New Mexico Corrections Dept. spokesman Mike Toms said the disturbance started as an argument between prisoners and guards over items used in Native American religious services. Several months before the riot, a group of Native American prisoners had complained they were being prevented from conducting religious ceremonies. The group the Red Nation Indian Society submitted the complaint to the corrections department in a letter signed by around 40 prisoners.
The Lea County Correctional Facility holds the largest number of Native American prisoners among New Mexico's state prisons, with about 60 taking part in religious services.

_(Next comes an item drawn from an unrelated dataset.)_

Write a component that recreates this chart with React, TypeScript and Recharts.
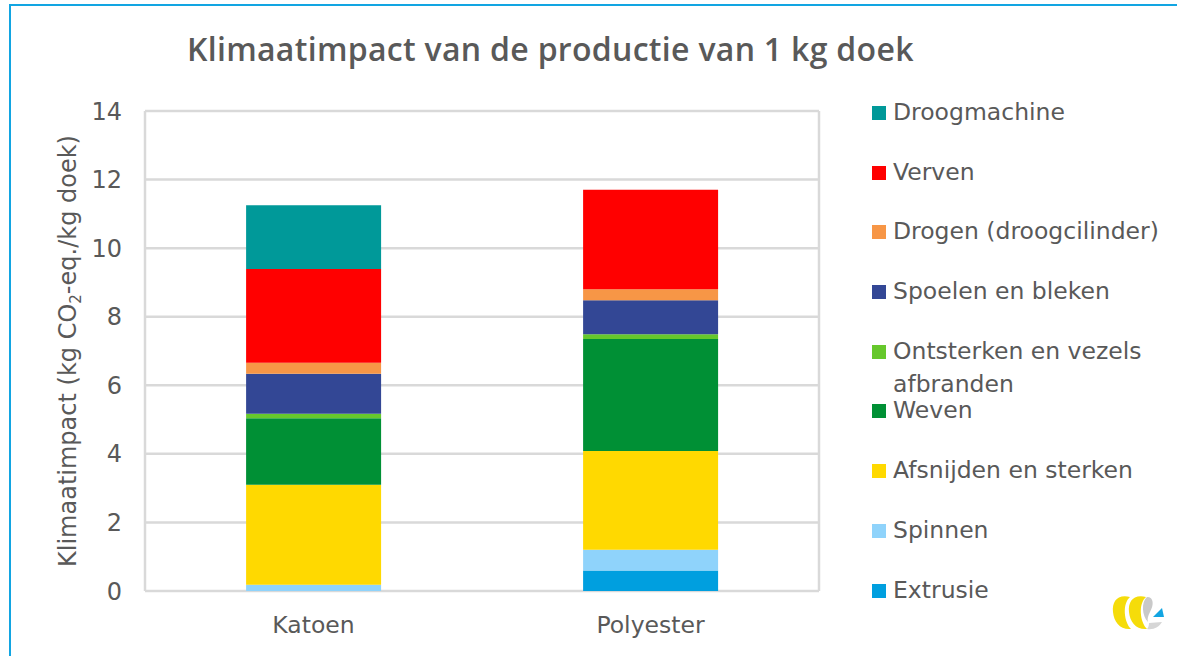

The prisoners stated in their complaint that they were unable to use a ceremonial sweat lodge they had built because Wackenhut would not provide a sufficient amount of firewood. Toms said the prisoners' complaints were investigated and the facility was found to be in compliance with applicable legal requirements regarding religious rights.
Wackenhut spokesman Pat Cannan stated he was not familiar with the letter of complaint from the Red Nation Indian Society, but acknowledged that Native American prisoners had filed several grievances prior to the riot. "Staff reacted to those grievances," he said. "As far as we're concerned, they've been looked into."
Mark Donatelli an attorney and prisoner advocate, says he continues to receive complaints from Native American prisoners about conditions at the facility, including allegations that excessive force is being used against prisoners who were locked down following the April 6 disturbance. He has called for increased state supervision of the private prison.
A union that represents guards at the Hobbs facility has filed a complaint alleging unsafe work conditions; at least fifteen guards quit following the riot.